I do all the housework & household management and all the weekend childcare too, as he has "things he needs to do". Like I don't, of course.

We don't go on holiday either, but to be honest I don't mind that so much, as I know I'd just end up doing axactly the same as at the weekends, just in a less convieniant location without all my own stuff.

Oh, and he chooses not to start work untill 11am so he has time to read the paper at home and spend 1 hour+ in the bathroom (what do men do in there?)

Sorry for thread hijack. I just wanted to vent.

And breathe....

AnyFucker · 07/02/2010 14:51

This thread is an absolute eye-popper

Why do some of you take on so much of the housework and childcare when you work yourselves ?

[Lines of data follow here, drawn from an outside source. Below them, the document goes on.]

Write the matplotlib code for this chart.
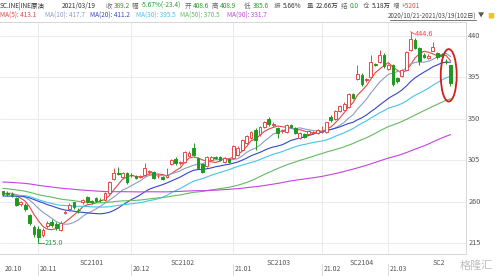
import numpy as np
import matplotlib
matplotlib.use("Agg")
import matplotlib.pyplot as plt
from matplotlib.patches import Ellipse

plt.rcParams['font.family'] = ['Noto Sans CJK SC', 'DejaVu Sans']

# closes before the window (only feed the moving averages)
hist_close = [284, 287, 290, 288, 286, 289, 292, 291, 288, 285,
              287, 290, 293, 292, 289, 291, 294, 296, 293, 290,
              288, 291, 293, 295, 292, 289, 287, 290, 292, 294,
              291, 288, 286, 289, 291, 290, 287, 285, 288, 290,
              292, 294, 291, 289, 293, 295, 290, 286, 281, 276,
              279, 283, 286, 284, 281, 283, 287, 285, 282, 280,
              272, 265, 258, 255, 262, 268, 272, 275, 276, 277,
              270, 266, 261, 258, 262, 265, 260, 259, 263, 276,
              263, 265, 268, 272, 270, 266, 268, 270, 271]

# daily candles 2020/10/21 - 2021/03/19 (102 days)
opens = [271, 269, 268, 264, 257, 256, 245, 232, 230, 224,
         233, 238, 236, 229, 248, 252, 259, 251, 259, 265,
         260, 264, 262, 262, 269, 284, 291, 287, 291, 289,
         288, 287, 289, 292, 292, 287.5, 287, 287, 301, 306,
         302, 303, 310, 318, 307, 301, 299, 305, 308.5, 308.5,
         303, 306, 307, 311, 316, 324, 329, 338, 333, 341,
         350, 343, 340, 337, 336, 343, 340, 329, 333, 333,
         335, 334.6, 336, 335.6, 352, 350, 358, 360, 363, 377,
         393, 398, 392, 395, 410, 412, 419, 404, 408, 394,
         396, 403, 425, 436, 427, 419, 416.5, 424, 422, 419,
         412.7, 408.6]
highs = [272, 271, 270, 265, 261, 258, 247, 235, 233, 231,
         239, 241, 238, 239, 251, 258, 260, 253, 263, 266,
         262, 265, 264, 270, 282, 297, 298, 292, 292, 291,
         289, 289, 302, 294, 293, 290, 288, 297, 306, 308,
         304, 315, 315, 324, 308, 302, 309, 310, 310, 310,
         308, 307, 321, 320, 328, 332, 337, 340, 342, 348,
         352, 346, 341, 339, 344, 344, 341, 336, 334, 338,
         337, 339, 342, 347, 354, 359, 365, 368, 378, 378,
         408, 400, 394, 419, 411, 425, 421, 410, 409, 395,
         404, 424, 444.6, 438, 428, 421, 420, 433, 423, 421,
         415, 408.9]
lows = [266, 266, 265, 255, 255, 250, 235, 221, 215, 221,
        231, 232, 229, 228, 246, 250, 252, 248, 257, 258,
        257, 259, 260, 261, 268, 283, 289, 285, 279, 287,
        284, 286, 288, 290, 284, 286, 283, 286, 300, 300,
        300, 302, 309, 310, 295, 291, 298, 304, 306, 304,
        302, 302, 306, 310, 315, 323, 328, 316, 331, 340,
        342, 341, 329, 335, 334, 340, 333, 328, 329, 332,
        333, 333, 335, 334, 347, 349, 357, 359, 362, 371,
        392, 386, 390, 394, 407, 411, 405, 403, 386, 389,
        395, 402, 424, 426, 408, 416, 415, 424, 415, 416,
        410, 385.6]
closes = [268, 268.5, 266.5, 256.5, 259, 252, 237, 225, 222, 229,
          237, 234, 231, 237, 249, 256, 254, 250.5, 262, 260,
          259.5, 261, 261.5, 269, 281, 291, 290.5, 291, 281, 288.5,
          285.6, 287.5, 296.5, 292.5, 285.6, 288, 284.6, 289, 305, 302,
          302.5, 314, 313, 311, 296.5, 292, 308, 308.5, 307.5, 305,
          307, 303, 320, 318, 327, 331, 335.6, 327, 341, 347,
          344, 344, 334.6, 337.5, 343, 341, 334.6, 334.6, 330, 337,
          335.5, 338, 336.5, 346.5, 348.7, 358, 364, 366, 377, 372.6,
          399, 388, 392.5, 412, 408.5, 419, 407, 408.5, 388, 391,
          403, 423, 437, 427, 413, 417, 418, 428, 417, 418.7,
          412.6, 389.2]

ma_periods = [5, 10, 20, 30, 50, 90]
ma_colors = ['#e04848', '#8e9cc4', '#3446c8', '#48c2e8', '#62bb62', '#c444de']
ma_labels = ['MA(5): 413.1', 'MA(10): 417.7', 'MA(20): 411.2',
             'MA(30): 395.5', 'MA(50): 370.5', 'MA(90): 331.7']

y_ticks = [440, 395, 350, 305, 260, 215]
month_labels = ['20.10', '20.11', '20.12', '21.01', '21.02', '21.03']
month_idx = [0, 8, 29, 52, 72, 87]
contract_labels = ['SC2101', 'SC2102', 'SC2103', 'SC2104', 'SC2']
contract_idx = [20, 40.5, 62.3, 81, 98.3]

W, H = 498, 276
fig = plt.figure(figsize=(W / 100, H / 100), dpi=100)
ax = fig.add_axes([0, 22 / H, 466 / W, 232 / H])

n = len(closes)
x = np.arange(n)
red = '#e44a4a'
green = '#1e9a1e'
for i in range(n):
    o, c, hi, lo = opens[i], closes[i], highs[i], lows[i]
    top, bot = max(o, c), min(o, c)
    col = red if c > o else green
    ax.vlines(x[i], top, hi, color=col, lw=0.7, zorder=3)
    ax.vlines(x[i], lo, bot, color=col, lw=0.7, zorder=3)
    hgt = max(top - bot, 0.7)
    if c > o:
        ax.bar(x[i], hgt, bottom=bot, width=0.62, facecolor='white',
               edgecolor=col, linewidth=0.7, zorder=4)
    else:
        ax.bar(x[i], hgt, bottom=bot, width=0.62, facecolor=col,
               edgecolor=col, linewidth=0.7, zorder=4)

all_close = np.array(hist_close + closes, dtype=float)
off = len(hist_close)
for p, col in zip(ma_periods, ma_colors):
    ma = np.convolve(all_close, np.ones(p) / p, mode='valid')
    ma = ma[off - p + 1:]
    ax.plot(x, ma, color=col, lw=0.8, zorder=2)

# extremes
hi_i = int(np.argmax(highs))
lo_i = int(np.argmin(lows))
ax.plot([hi_i, hi_i + 0.9], [highs[hi_i], highs[hi_i] - 2.5], color=red, lw=0.6)
ax.text(hi_i + 1.0, highs[hi_i] - 2.5, '%.1f' % highs[hi_i], color=red,
        fontsize=5.3, va='center', ha='left')
ax.plot([lo_i, lo_i + 1.3], [lows[lo_i], lows[lo_i]], color='#2e9a4a', lw=0.6)
ax.text(lo_i + 1.4, lows[lo_i], '%.1f' % lows[lo_i], color='#2e9a4a',
        fontsize=5.3, va='center', ha='left')

# red ring round the last candle
last = n - 1
ax.add_patch(Ellipse((last - 0.4, (highs[last] + lows[last]) / 2), 3.6, 57,
                     fill=False, edgecolor='#d41c1c', lw=1.3, zorder=6))

ax.set_xlim(-0.68, 104.5)
ax.set_ylim(203.0, 455.2)
ax.set_yticks(y_ticks)
ax.set_xticks(month_idx[1:])
ax.grid(True, color='#e8e8e8', lw=0.6)
ax.set_axisbelow(True)
ax.tick_params(length=0, labelleft=False, labelbottom=False)
for s in ax.spines.values():
    s.set_color('#d6d6d6')
    s.set_linewidth(0.7)
ax.spines['left'].set_visible(False)

# right price labels
for v in y_ticks:
    ax.text(1.005, (v - 203.0) / (455.2 - 203.0), str(v), transform=ax.transAxes,
            fontsize=5.3, color='#555555', va='center', ha='left')

# contract row and month row
for lab, xi in zip(contract_labels, contract_idx):
    ax.text(xi, -0.02, lab, transform=ax.get_xaxis_transform(), fontsize=5.0,
            color='#555555', ha='center', va='top')
for lab, xi in zip(month_labels, month_idx):
    xf = (3 + 4.43 * xi) / W if xi > 0 else 3 / W
    fig.text(xf + 1.5 / W, 1 - 269 / H, lab, fontsize=5.0, color='#555555',
             ha='left', va='center')
    if xi > 0:
        fig.add_artist(plt.Line2D([xf, xf], [1 - 264 / H, 1 - 276 / H],
                                  color='#d6d6d6', lw=0.6))

# header
g = '#2a9a2a'
d = '#333333'
k = '#666666'
head = [(0, 'SC.INE|INE原油', d), (62, '2021/03/19', d),
        (106, '收', k), (114, '389.2', g), (132, '幅', k), (141, '-5.67%(-23.4)', g),
        (185, '开', k), (193, '408.6', g), (212, '高', k), (220, '408.9', g),
        (244, '低', k), (253, '385.6', g), (274, '振', k), (283, '5.66%', d),
        (307, '量', k), (316, '22.66万', d), (341, '结', k), (350, '0.0', g),
        (363, '仓', k), (372, '5.18万', d), (393, '增', k), (402, '+5201', red)]
for xp, t, col in head:
    fig.text(xp / W, 1 - 6 / H, t, fontsize=4.7, color=col, va='center', ha='left')

ma_x = [0, 45, 90, 136, 180, 227]
for xp, t, col in zip(ma_x, ma_labels, ma_colors):
    fig.text(xp / W, 1 - 16 / H, t, fontsize=4.6, color=col, va='center', ha='left')

fig.text(476 / W, 1 - 16 / H, '2020/10/21-2021/03/19(102日)', fontsize=4.5,
         color='#444444', va='center', ha='right')
fig.add_artist(plt.Line2D([390 / W, 476 / W], [1 - 20 / H, 1 - 20 / H],
                          color='#444444', lw=0.5))
fig.text(481 / W, 1 - 16 / H, '▼', fontsize=4.5, color='#555555', va='center', ha='center')
fig.text(491 / W, 1 - 16 / H, '■', fontsize=5, color='#f0c030', va='center', ha='center')

# watermark
fig.text(493 / W, 1 - 266 / H, '格隆汇', fontsize=8, color='#b8b8b8',
         va='center', ha='right', alpha=0.9)

fig.savefig('out.png', dpi=100)
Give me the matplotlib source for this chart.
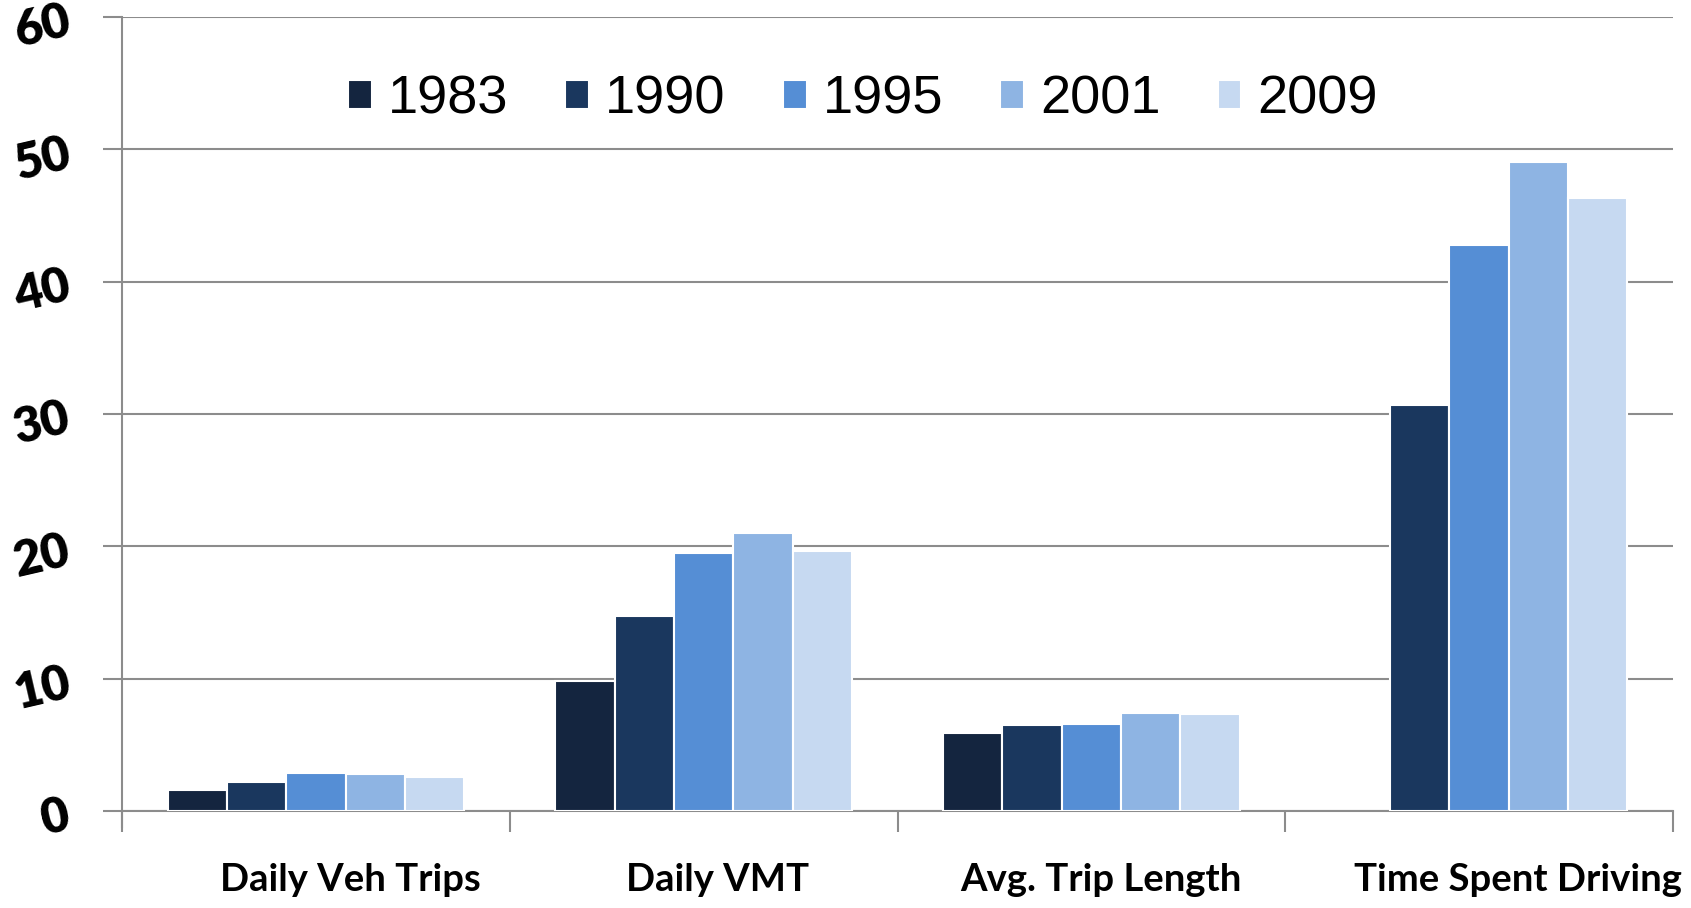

I am sorry, but while you tolerate this, nothing will change

Get off MN, start hoovering around the bed of the lazy fuckers

send the kids in to wake him up

but whatever you do, stop martyring yourselves to these selfish and idle men

Alibabaandthe40nappies · 07/02/2010 14:58

Seabright - are you serious?

Why don't you eat with your children and then he can fend for himself - if it's his choice to do the hours so late in the day????

AF - spot on, I am really amazed at the way some women allow themselves to be treated.

thesecondcoming · 07/02/2010 15:09

This reply has been deleted

Message withdrawn at poster's request.